What you should do
Repeat the listing word for word. No pictures belong in the copy.
════════════════════
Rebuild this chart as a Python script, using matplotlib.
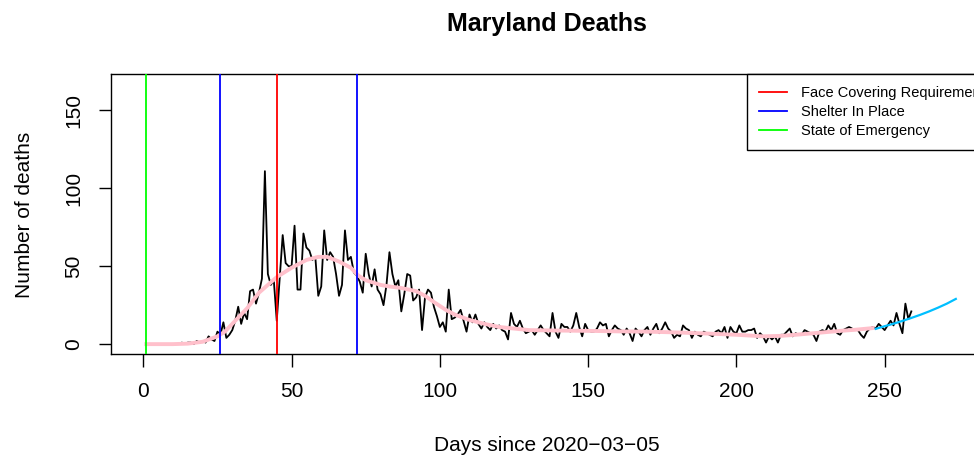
import numpy as np
import matplotlib
matplotlib.use("Agg")
import matplotlib.pyplot as plt

plt.rcParams['font.family'] = ['Liberation Sans', 'DejaVu Sans']

# daily deaths, day 1 .. 259
deaths = [
    0, 0, 0, 0, 0, 0, 0, 0, 0, 0,
    0, 0, 1, 0, 1, 1, 0, 2, 1, 2,
    1, 5, 3, 2, 8, 6, 14, 4, 6, 9,
    15, 24, 13, 20, 16, 34, 35, 26, 33, 42,
    111, 45, 38, 41, 15, 42, 70, 52, 50, 50,
    76, 35, 35, 71, 62, 60, 54, 56, 31, 37,
    73, 54, 59, 56, 45, 31, 38, 73, 54, 56,
    46, 44, 40, 33, 58, 45, 37, 48, 35, 32,
    25, 38, 59, 45, 37, 41, 21, 32, 45, 44,
    28, 30, 35, 9, 30, 35, 33, 24, 18, 11,
    14, 8, 35, 16, 17, 19, 22, 15, 8, 19,
    14, 19, 13, 10, 14, 11, 9, 13, 10, 12,
    9, 8, 3, 20, 13, 11, 15, 10, 7, 8,
    9, 6, 9, 12, 9, 7, 5, 20, 8, 4,
    13, 11, 11, 8, 12, 20, 11, 5, 13, 9,
    8, 8, 10, 14, 12, 13, 5, 9, 12, 10,
    9, 6, 10, 7, 2, 10, 8, 5, 9, 11,
    6, 10, 13, 7, 10, 14, 10, 8, 4, 6,
    5, 12, 10, 9, 4, 8, 6, 5, 8, 7,
    6, 5, 8, 9, 7, 11, 4, 11, 8, 7,
    12, 8, 8, 9, 9, 10, 4, 7, 5, 1,
    5, 3, 5, 1, 6, 6, 8, 10, 5, 7,
    6, 6, 9, 8, 7, 6, 2, 8, 9, 8,
    12, 9, 13, 7, 6, 9, 10, 11, 10, 9,
    9, 6, 4, 8, 10, 11, 10, 13, 11, 9,
    12, 15, 12, 20, 13, 7, 26, 16, 21,
]
days = np.arange(1, len(deaths) + 1)

# smoothed trend (pink)
smooth_days = [1, 10, 15, 20, 25, 27.5, 30, 35, 39, 42, 45, 50, 55, 59, 62, 66,
               70, 72.5, 75, 80, 83, 87, 92, 95, 98, 102, 105, 110, 115, 120,
               130, 140, 150, 160, 170, 180, 190, 200, 209, 215, 220, 226, 235,
               240, 246]
smooth_vals = [0, 0, 0.3, 1.5, 5, 8, 13, 23, 33, 38, 43, 49, 54, 56, 56, 53,
               49, 44, 41, 38, 37, 36, 34, 31, 27, 22, 19, 15.5, 13, 11,
               9, 8.7, 8.5, 8.2, 8, 7.5, 6.8, 6, 5, 5.3, 6, 7, 8.5,
               9.2, 10.3]

# forecast (blue)
fc_days = [247, 250, 253, 256, 259, 262, 265, 268, 271, 274]
fc_vals = [9.8, 11.5, 13.1, 14.9, 16.8, 18.8, 21.0, 23.4, 26.0, 29.0]

# events
ev_labels = ["Face Covering Requirement", "Shelter In Place", "State of Emergency"]
ev_colors = ["red", "blue", "#00ff00"]
ev_days = [[45], [26, 72], [1]]

fig = plt.figure(figsize=(9.74, 4.59), dpi=100)
ax = fig.add_axes([0.11396, 0.22767, 0.89476, 0.61046])

ax.plot(days, deaths, color="black", lw=1.3, zorder=2)
ax.plot(smooth_days, smooth_vals, color="pink", lw=2.8, zorder=3)
ax.plot(fc_days, fc_vals, color="deepskyblue", lw=1.6, zorder=3)

handles = []
for lab, col, dd in zip(ev_labels, ev_colors, ev_days):
    for d in dd:
        ax.axvline(d, color=col, lw=1.3, zorder=4)
    handles.append(plt.Line2D([], [], color=col, lw=1.3, label=lab))

ax.set_xlim(-10.9, 283)
ax.set_ylim(-6.66, 173.16)
ax.set_xticks([0, 50, 100, 150, 200, 250])
ax.set_yticks([0, 50, 100, 150])
ax.tick_params(axis="both", labelsize=15, length=9, width=1, pad=11)
for lbl in ax.get_yticklabels():
    lbl.set_rotation(90)
    lbl.set_va("center")
for s in ax.spines.values():
    s.set_linewidth(1)

ax.set_xlabel("Days since 2020\u221203\u221205", fontsize=15, labelpad=25)
ax.set_ylabel("Number of deaths", fontsize=15, labelpad=22)
fig.text(0.5613, 0.948, "Maryland Deaths", ha="center", va="center",
         fontsize=18, fontweight="bold")

leg = ax.legend(handles=handles, loc="upper left", bbox_to_anchor=(0.7298, 1.0),
                borderaxespad=0, fontsize=10.5, fancybox=False, framealpha=1,
                edgecolor="black", handlelength=1.92, handletextpad=0.94,
                labelspacing=0.34, borderpad=0.83)
leg.get_frame().set_linewidth(1)

fig.savefig("out.png", dpi=100)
════════════════════
Solution to this exercise
Rebuild this chart as a Python script, using matplotlib.
import numpy as np
import matplotlib
matplotlib.use("Agg")
import matplotlib.pyplot as plt

plt.rcParams['font.family'] = ['Liberation Sans', 'DejaVu Sans']

# daily deaths, day 1 .. 259
deaths = [
    0, 0, 0, 0, 0, 0, 0, 0, 0, 0,
    0, 0, 1, 0, 1, 1, 0, 2, 1, 2,
    1, 5, 3, 2, 8, 6, 14, 4, 6, 9,
    15, 24, 13, 20, 16, 34, 35, 26, 33, 42,
    111, 45, 38, 41, 15, 42, 70, 52, 50, 50,
    76, 35, 35, 71, 62, 60, 54, 56, 31, 37,
    73, 54, 59, 56, 45, 31, 38, 73, 54, 56,
    46, 44, 40, 33, 58, 45, 37, 48, 35, 32,
    25, 38, 59, 45, 37, 41, 21, 32, 45, 44,
    28, 30, 35, 9, 30, 35, 33, 24, 18, 11,
    14, 8, 35, 16, 17, 19, 22, 15, 8, 19,
    14, 19, 13, 10, 14, 11, 9, 13, 10, 12,
    9, 8, 3, 20, 13, 11, 15, 10, 7, 8,
    9, 6, 9, 12, 9, 7, 5, 20, 8, 4,
    13, 11, 11, 8, 12, 20, 11, 5, 13, 9,
    8, 8, 10, 14, 12, 13, 5, 9, 12, 10,
    9, 6, 10, 7, 2, 10, 8, 5, 9, 11,
    6, 10, 13, 7, 10, 14, 10, 8, 4, 6,
    5, 12, 10, 9, 4, 8, 6, 5, 8, 7,
    6, 5, 8, 9, 7, 11, 4, 11, 8, 7,
    12, 8, 8, 9, 9, 10, 4, 7, 5, 1,
    5, 3, 5, 1, 6, 6, 8, 10, 5, 7,
    6, 6, 9, 8, 7, 6, 2, 8, 9, 8,
    12, 9, 13, 7, 6, 9, 10, 11, 10, 9,
    9, 6, 4, 8, 10, 11, 10, 13, 11, 9,
    12, 15, 12, 20, 13, 7, 26, 16, 21,
]
days = np.arange(1, len(deaths) + 1)

# smoothed trend (pink)
smooth_days = [1, 10, 15, 20, 25, 27.5, 30, 35, 39, 42, 45, 50, 55, 59, 62, 66,
               70, 72.5, 75, 80, 83, 87, 92, 95, 98, 102, 105, 110, 115, 120,
               130, 140, 150, 160, 170, 180, 190, 200, 209, 215, 220, 226, 235,
               240, 246]
smooth_vals = [0, 0, 0.3, 1.5, 5, 8, 13, 23, 33, 38, 43, 49, 54, 56, 56, 53,
               49, 44, 41, 38, 37, 36, 34, 31, 27, 22, 19, 15.5, 13, 11,
               9, 8.7, 8.5, 8.2, 8, 7.5, 6.8, 6, 5, 5.3, 6, 7, 8.5,
               9.2, 10.3]

# forecast (blue)
fc_days = [247, 250, 253, 256, 259, 262, 265, 268, 271, 274]
fc_vals = [9.8, 11.5, 13.1, 14.9, 16.8, 18.8, 21.0, 23.4, 26.0, 29.0]

# events
ev_labels = ["Face Covering Requirement", "Shelter In Place", "State of Emergency"]
ev_colors = ["red", "blue", "#00ff00"]
ev_days = [[45], [26, 72], [1]]

fig = plt.figure(figsize=(9.74, 4.59), dpi=100)
ax = fig.add_axes([0.11396, 0.22767, 0.89476, 0.61046])

ax.plot(days, deaths, color="black", lw=1.3, zorder=2)
ax.plot(smooth_days, smooth_vals, color="pink", lw=2.8, zorder=3)
ax.plot(fc_days, fc_vals, color="deepskyblue", lw=1.6, zorder=3)

handles = []
for lab, col, dd in zip(ev_labels, ev_colors, ev_days):
    for d in dd:
        ax.axvline(d, color=col, lw=1.3, zorder=4)
    handles.append(plt.Line2D([], [], color=col, lw=1.3, label=lab))

ax.set_xlim(-10.9, 283)
ax.set_ylim(-6.66, 173.16)
ax.set_xticks([0, 50, 100, 150, 200, 250])
ax.set_yticks([0, 50, 100, 150])
ax.tick_params(axis="both", labelsize=15, length=9, width=1, pad=11)
for lbl in ax.get_yticklabels():
    lbl.set_rotation(90)
    lbl.set_va("center")
for s in ax.spines.values():
    s.set_linewidth(1)

ax.set_xlabel("Days since 2020\u221203\u221205", fontsize=15, labelpad=25)
ax.set_ylabel("Number of deaths", fontsize=15, labelpad=22)
fig.text(0.5613, 0.948, "Maryland Deaths", ha="center", va="center",
         fontsize=18, fontweight="bold")

leg = ax.legend(handles=handles, loc="upper left", bbox_to_anchor=(0.7298, 1.0),
                borderaxespad=0, fontsize=10.5, fancybox=False, framealpha=1,
                edgecolor="black", handlelength=1.92, handletextpad=0.94,
                labelspacing=0.34, borderpad=0.83)
leg.get_frame().set_linewidth(1)

fig.savefig("out.png", dpi=100)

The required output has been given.